The covariance matrix adaptation evolution strategy (CMA-ES) is an efficient derivative-free optimization algorithm. It optimizes a black-box objective function over a well defined parameter space. In some problems, such parameter spaces are defined using function approximation in which feature functions are manually defined. Therefore, the performance of those techniques strongly depends on the quality of chosen features. Hence, enabling CMA-ES to optimize on a more complex and general function class of the objective has long been desired. Specifically, we consider modeling the input space for black-box optimization in reproducing kernel Hilbert spaces (RKHS). This modeling leads to a functional optimization problem whose domain is a function space that enables us to optimize in a very rich function class. In addition, we propose CMA-ES-RKHS, a generalized CMA-ES framework, that performs black-box functional optimization in RKHS. A search distribution, represented as a Gaussian process, is adapted by updating both its mean function and covariance operator.
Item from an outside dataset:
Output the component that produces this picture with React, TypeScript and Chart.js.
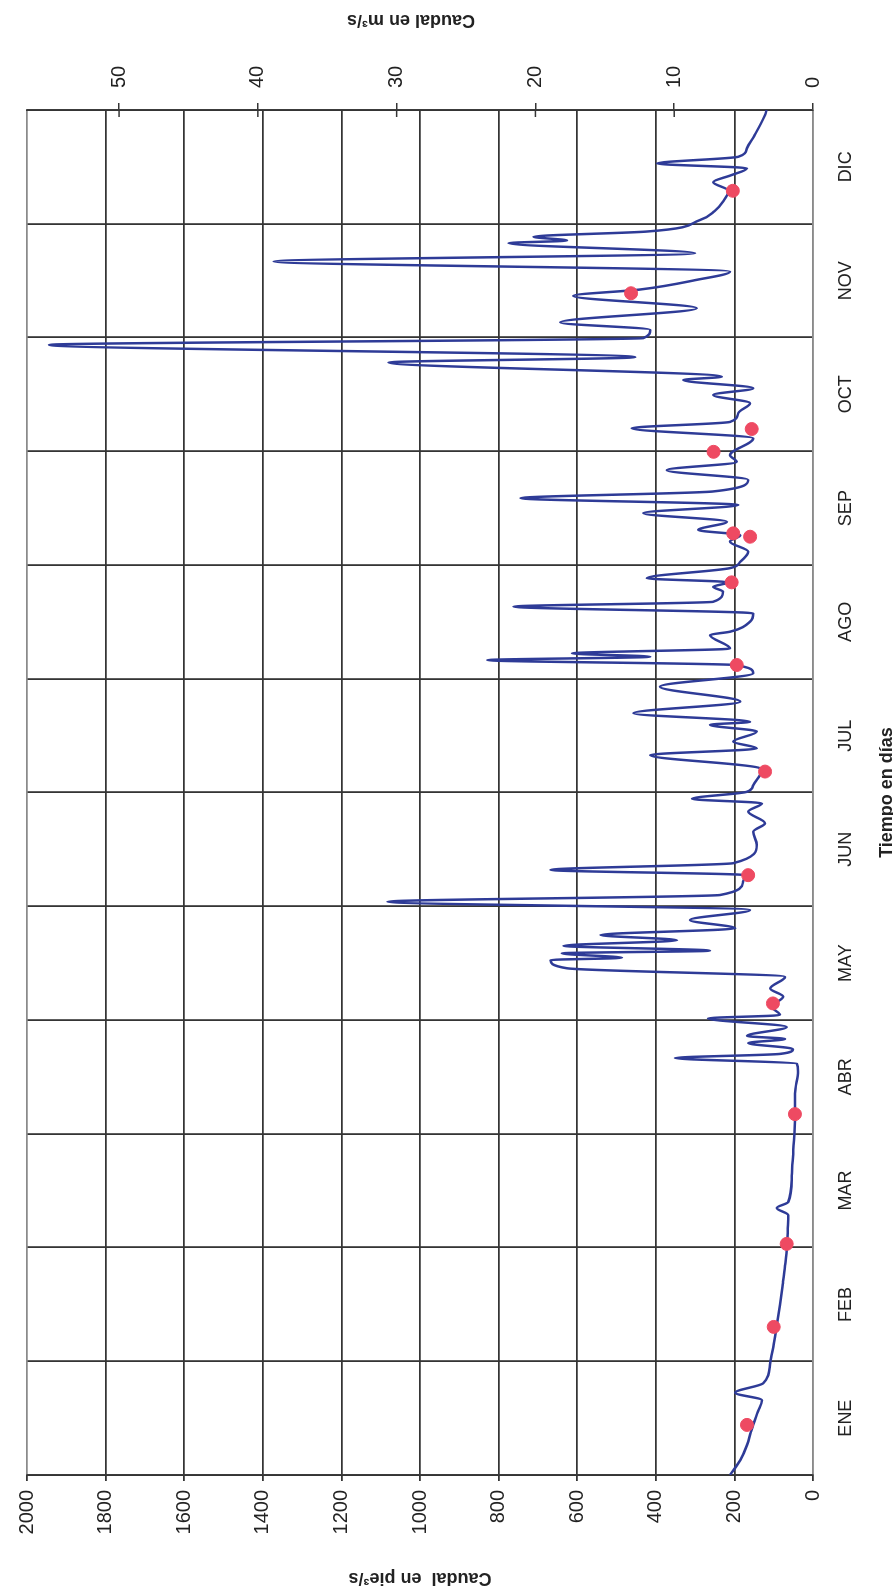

Adaptive representation of the mean function and the covariance operator is achieved by resorting to sparsification. CMA-ES-RKHS is evaluated on two simple functional optimization problems and two bench-mark reinforcement learning (RL) domains. For an application in RL, we model policies for MDPs in RKHS and transform a cumulative return objective as a functional of RKHS policies, which can be optimized via CMA-ES-RKHS. This formulation results in a black-box functional policy search framework.